§ **Data provided**
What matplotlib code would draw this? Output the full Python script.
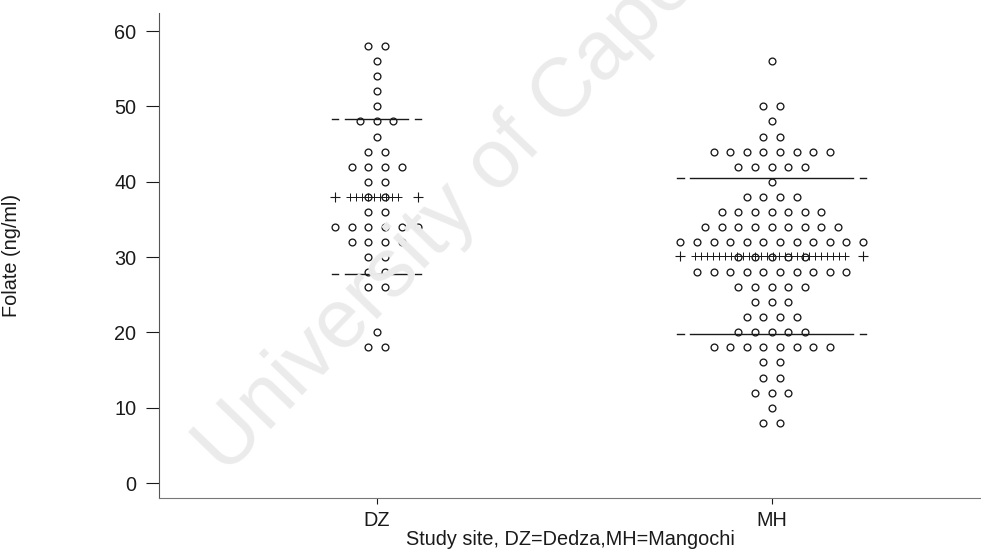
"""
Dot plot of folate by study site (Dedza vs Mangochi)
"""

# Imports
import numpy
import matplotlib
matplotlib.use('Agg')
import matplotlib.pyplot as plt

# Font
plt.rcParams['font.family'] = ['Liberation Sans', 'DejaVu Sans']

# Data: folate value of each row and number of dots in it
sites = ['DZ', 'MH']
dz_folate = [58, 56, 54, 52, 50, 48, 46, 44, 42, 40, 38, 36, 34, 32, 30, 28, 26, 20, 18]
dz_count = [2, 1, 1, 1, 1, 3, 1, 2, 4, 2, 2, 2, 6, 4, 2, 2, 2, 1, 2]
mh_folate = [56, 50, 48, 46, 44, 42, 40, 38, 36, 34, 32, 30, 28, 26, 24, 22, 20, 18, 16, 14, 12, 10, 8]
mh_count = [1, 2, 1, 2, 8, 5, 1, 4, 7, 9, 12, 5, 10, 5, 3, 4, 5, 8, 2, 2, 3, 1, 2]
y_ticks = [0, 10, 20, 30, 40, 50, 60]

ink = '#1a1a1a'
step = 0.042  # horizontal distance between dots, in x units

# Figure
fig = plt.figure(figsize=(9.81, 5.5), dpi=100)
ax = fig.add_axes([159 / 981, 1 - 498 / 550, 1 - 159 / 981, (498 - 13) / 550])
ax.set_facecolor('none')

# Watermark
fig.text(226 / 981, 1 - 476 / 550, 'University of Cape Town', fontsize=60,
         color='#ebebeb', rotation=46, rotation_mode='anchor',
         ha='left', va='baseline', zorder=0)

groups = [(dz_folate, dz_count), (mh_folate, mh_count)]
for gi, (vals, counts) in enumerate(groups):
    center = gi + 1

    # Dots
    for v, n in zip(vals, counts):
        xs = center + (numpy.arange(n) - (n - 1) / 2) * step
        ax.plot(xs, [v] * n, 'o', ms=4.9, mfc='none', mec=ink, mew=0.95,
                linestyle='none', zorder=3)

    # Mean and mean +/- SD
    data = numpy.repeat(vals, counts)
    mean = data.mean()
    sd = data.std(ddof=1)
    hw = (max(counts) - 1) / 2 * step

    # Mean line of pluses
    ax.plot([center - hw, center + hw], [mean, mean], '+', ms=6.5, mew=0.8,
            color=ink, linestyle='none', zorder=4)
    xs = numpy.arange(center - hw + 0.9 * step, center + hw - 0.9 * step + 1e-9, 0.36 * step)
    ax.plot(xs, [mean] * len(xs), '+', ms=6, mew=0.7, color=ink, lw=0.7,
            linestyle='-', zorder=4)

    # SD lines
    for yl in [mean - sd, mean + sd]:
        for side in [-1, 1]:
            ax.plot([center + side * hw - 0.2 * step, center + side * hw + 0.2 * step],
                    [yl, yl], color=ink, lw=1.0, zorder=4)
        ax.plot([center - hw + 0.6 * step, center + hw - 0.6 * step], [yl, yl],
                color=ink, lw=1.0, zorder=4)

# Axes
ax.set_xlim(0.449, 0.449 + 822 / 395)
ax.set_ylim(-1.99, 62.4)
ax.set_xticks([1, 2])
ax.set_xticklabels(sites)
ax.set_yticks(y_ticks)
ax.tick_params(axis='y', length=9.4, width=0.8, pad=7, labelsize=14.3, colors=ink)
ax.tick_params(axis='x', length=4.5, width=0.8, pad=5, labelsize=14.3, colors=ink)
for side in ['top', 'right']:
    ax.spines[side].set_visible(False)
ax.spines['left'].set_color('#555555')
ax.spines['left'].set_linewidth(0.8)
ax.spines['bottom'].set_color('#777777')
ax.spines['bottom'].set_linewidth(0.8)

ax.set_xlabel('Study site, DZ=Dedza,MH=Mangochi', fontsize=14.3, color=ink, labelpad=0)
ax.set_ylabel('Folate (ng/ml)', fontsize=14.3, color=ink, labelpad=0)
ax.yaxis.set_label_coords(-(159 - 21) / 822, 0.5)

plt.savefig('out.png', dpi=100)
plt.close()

§ **Given task**
Without the pictures, output the full listing exactly as it stands.

§ **The output**
What matplotlib code would draw this? Output the full Python script.
"""
Dot plot of folate by study site (Dedza vs Mangochi)
"""

# Imports
import numpy
import matplotlib
matplotlib.use('Agg')
import matplotlib.pyplot as plt

# Font
plt.rcParams['font.family'] = ['Liberation Sans', 'DejaVu Sans']

# Data: folate value of each row and number of dots in it
sites = ['DZ', 'MH']
dz_folate = [58, 56, 54, 52, 50, 48, 46, 44, 42, 40, 38, 36, 34, 32, 30, 28, 26, 20, 18]
dz_count = [2, 1, 1, 1, 1, 3, 1, 2, 4, 2, 2, 2, 6, 4, 2, 2, 2, 1, 2]
mh_folate = [56, 50, 48, 46, 44, 42, 40, 38, 36, 34, 32, 30, 28, 26, 24, 22, 20, 18, 16, 14, 12, 10, 8]
mh_count = [1, 2, 1, 2, 8, 5, 1, 4, 7, 9, 12, 5, 10, 5, 3, 4, 5, 8, 2, 2, 3, 1, 2]
y_ticks = [0, 10, 20, 30, 40, 50, 60]

ink = '#1a1a1a'
step = 0.042  # horizontal distance between dots, in x units

# Figure
fig = plt.figure(figsize=(9.81, 5.5), dpi=100)
ax = fig.add_axes([159 / 981, 1 - 498 / 550, 1 - 159 / 981, (498 - 13) / 550])
ax.set_facecolor('none')

# Watermark
fig.text(226 / 981, 1 - 476 / 550, 'University of Cape Town', fontsize=60,
         color='#ebebeb', rotation=46, rotation_mode='anchor',
         ha='left', va='baseline', zorder=0)

groups = [(dz_folate, dz_count), (mh_folate, mh_count)]
for gi, (vals, counts) in enumerate(groups):
    center = gi + 1

    # Dots
    for v, n in zip(vals, counts):
        xs = center + (numpy.arange(n) - (n - 1) / 2) * step
        ax.plot(xs, [v] * n, 'o', ms=4.9, mfc='none', mec=ink, mew=0.95,
                linestyle='none', zorder=3)

    # Mean and mean +/- SD
    data = numpy.repeat(vals, counts)
    mean = data.mean()
    sd = data.std(ddof=1)
    hw = (max(counts) - 1) / 2 * step

    # Mean line of pluses
    ax.plot([center - hw, center + hw], [mean, mean], '+', ms=6.5, mew=0.8,
            color=ink, linestyle='none', zorder=4)
    xs = numpy.arange(center - hw + 0.9 * step, center + hw - 0.9 * step + 1e-9, 0.36 * step)
    ax.plot(xs, [mean] * len(xs), '+', ms=6, mew=0.7, color=ink, lw=0.7,
            linestyle='-', zorder=4)

    # SD lines
    for yl in [mean - sd, mean + sd]:
        for side in [-1, 1]:
            ax.plot([center + side * hw - 0.2 * step, center + side * hw + 0.2 * step],
                    [yl, yl], color=ink, lw=1.0, zorder=4)
        ax.plot([center - hw + 0.6 * step, center + hw - 0.6 * step], [yl, yl],
                color=ink, lw=1.0, zorder=4)

# Axes
ax.set_xlim(0.449, 0.449 + 822 / 395)
ax.set_ylim(-1.99, 62.4)
ax.set_xticks([1, 2])
ax.set_xticklabels(sites)
ax.set_yticks(y_ticks)
ax.tick_params(axis='y', length=9.4, width=0.8, pad=7, labelsize=14.3, colors=ink)
ax.tick_params(axis='x', length=4.5, width=0.8, pad=5, labelsize=14.3, colors=ink)
for side in ['top', 'right']:
    ax.spines[side].set_visible(False)
ax.spines['left'].set_color('#555555')
ax.spines['left'].set_linewidth(0.8)
ax.spines['bottom'].set_color('#777777')
ax.spines['bottom'].set_linewidth(0.8)

ax.set_xlabel('Study site, DZ=Dedza,MH=Mangochi', fontsize=14.3, color=ink, labelpad=0)
ax.set_ylabel('Folate (ng/ml)', fontsize=14.3, color=ink, labelpad=0)
ax.yaxis.set_label_coords(-(159 - 21) / 822, 0.5)

plt.savefig('out.png', dpi=100)
plt.close()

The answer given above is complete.